In its proposal video, Phase3 Photovoltaics explains that residential solar power, as it is currently offered, has been restricted to just the upper third of the single-family home market as a result of its costs. Meaning that lower-income households have been unable to access this kind of technology, particularly those making less than $50,000 per year, which the company says makes up 75 percent of the home market.

Instead of working on new ways to retrofit homes with solar power — which even wealthier homeowners can balk at when considering upfront costs — Phase3 Photovoltaics says its chosen to focus on prefabricated homes because there are already 22 million Americans living in such homes and they make up 11 percent of total new homes being built.

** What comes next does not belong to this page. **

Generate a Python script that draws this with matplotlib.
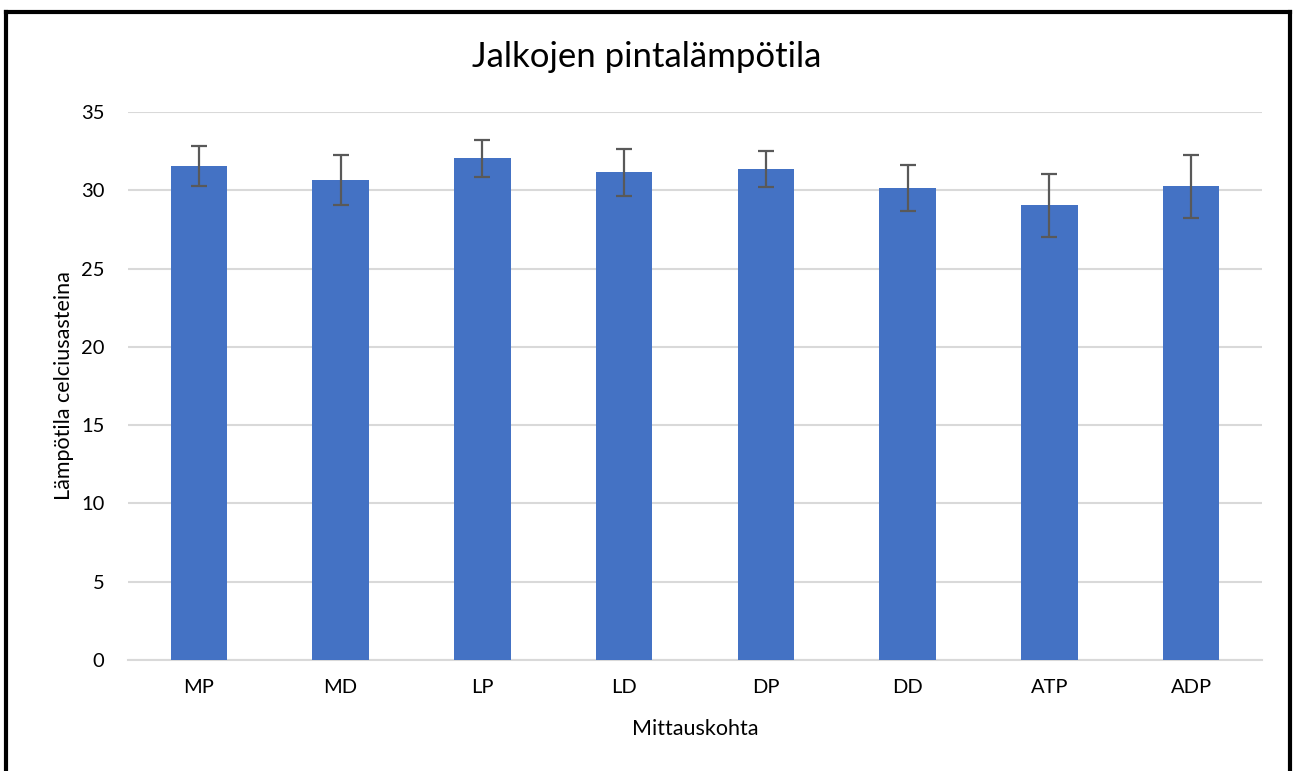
import matplotlib
matplotlib.use("Agg")
import matplotlib.pyplot as plt
from matplotlib.lines import Line2D

categories = ["MP", "MD", "LP", "LD", "DP", "DD", "ATP", "ADP"]
means = [31.55, 30.63, 32.04, 31.14, 31.33, 30.15, 29.04, 30.25]
errors = [1.27, 1.6, 1.16, 1.48, 1.15, 1.47, 2.0, 2.0]
yticks = [0, 5, 10, 15, 20, 25, 30, 35]

plt.rcParams['font.family'] = ['Lato', 'DejaVu Sans']

fig = plt.figure(figsize=(12.94, 7.71), dpi=100)
ax = fig.add_axes([128/1294, 111/771, (1262-128)/1294, (660-112)/771])

x = list(range(len(categories)))
ax.bar(x, means, width=0.4, color="#4472C4", zorder=3,
       yerr=errors, ecolor="#595959",
       error_kw=dict(elinewidth=1.6, capsize=6, capthick=1.6, zorder=4))

ax.set_xlim(-0.5, len(categories) - 0.5)
ax.set_ylim(0, 35)
ax.set_yticks(yticks)
ax.set_xticks(x)
ax.set_xticklabels(categories)
ax.yaxis.grid(True, color="#d9d9d9", linewidth=1.5, zorder=0)
ax.set_axisbelow(True)
for s in ["top", "right", "left"]:
    ax.spines[s].set_visible(False)
ax.spines["bottom"].set_color("#d9d9d9")
ax.spines["bottom"].set_linewidth(1.5)
ax.tick_params(axis="both", length=0, labelsize=14.5, colors="black")
ax.tick_params(axis="y", pad=17)
ax.tick_params(axis="x", pad=14)

ax.set_xlabel("Mittauskohta", fontsize=15.5, labelpad=16)
ax.set_ylabel("Lämpötila celciusasteina", fontsize=15.5)
ax.yaxis.set_label_coords(-(128 - 74) / (1262 - 128), 0.5)
fig.text(0.5, 1 - 57/771, "Jalkojen pintalämpötila", ha="center", va="center", fontsize=25)

# frame (left, top, right)
lw = 3
fig.add_artist(Line2D([6/1294, 6/1294], [0, 1 - 12/771], transform=fig.transFigure, color="black", linewidth=lw))
fig.add_artist(Line2D([6/1294, 1290/1294], [1 - 12/771, 1 - 12/771], transform=fig.transFigure, color="black", linewidth=lw))
fig.add_artist(Line2D([1290/1294, 1290/1294], [0, 1 - 12/771], transform=fig.transFigure, color="black", linewidth=lw))

fig.savefig("out.png", dpi=100, facecolor="white")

“By leveraging pre-fabricated, home building techniques, we estimate that we can reduce installation, operation and balance of system costs close to 60 percent of on-site retrofits,” Phase3 Photovoltaics says in the video.

A graph in their proposal video breaks that down further to show that, compared to 2017 costs of retrofitting a home with solar power, installation and operational costs would be dramatically reduced, bringing the price per peak watt down to almost $1.50 for pre-fab solar homes, compared to nearly $3 per peak watt in retrofitted homes. However, the prices of modules themselves and inverters stayed more or less the same between the two approaches.

Phase3 Photovoltaics says that its prefabricated solar homes can reduce solar power's price per peak watt to roughly 50 percent that of retrofitted homes

Phase3 Photovoltaics via Greentech Media

This approach is notable not only because it addresses under-served communities, but because it also represents a growing trend in solar and green energy toward becoming more cost-effective. As the cost of solar and other green energies begin to dip down below fossil fuels, the question of which to use simply becomes ‘pure economics’.

State-mandated solar homes are also expected to be a growing trend in the coming years, with California leading the charge by declaring in December 2018 that all homes built after 2020 would be required to include solar panels. Reuters reported that the California mandate would add an additional $9,500 to the cost of building a home — while saving $19,000 in energy costs over 30 years — but it looks like the Phase3 Photovoltaics could help cut that up-front cost even more.

With Phase3 Photovoltaics and Solar Inventions now off and running, the DOE is now moving into rounds two and three of its American-Made Solar Prize. The final two winners of round two are expected to be announced in July 2020 and the winners of round three are expected to be announced the following September.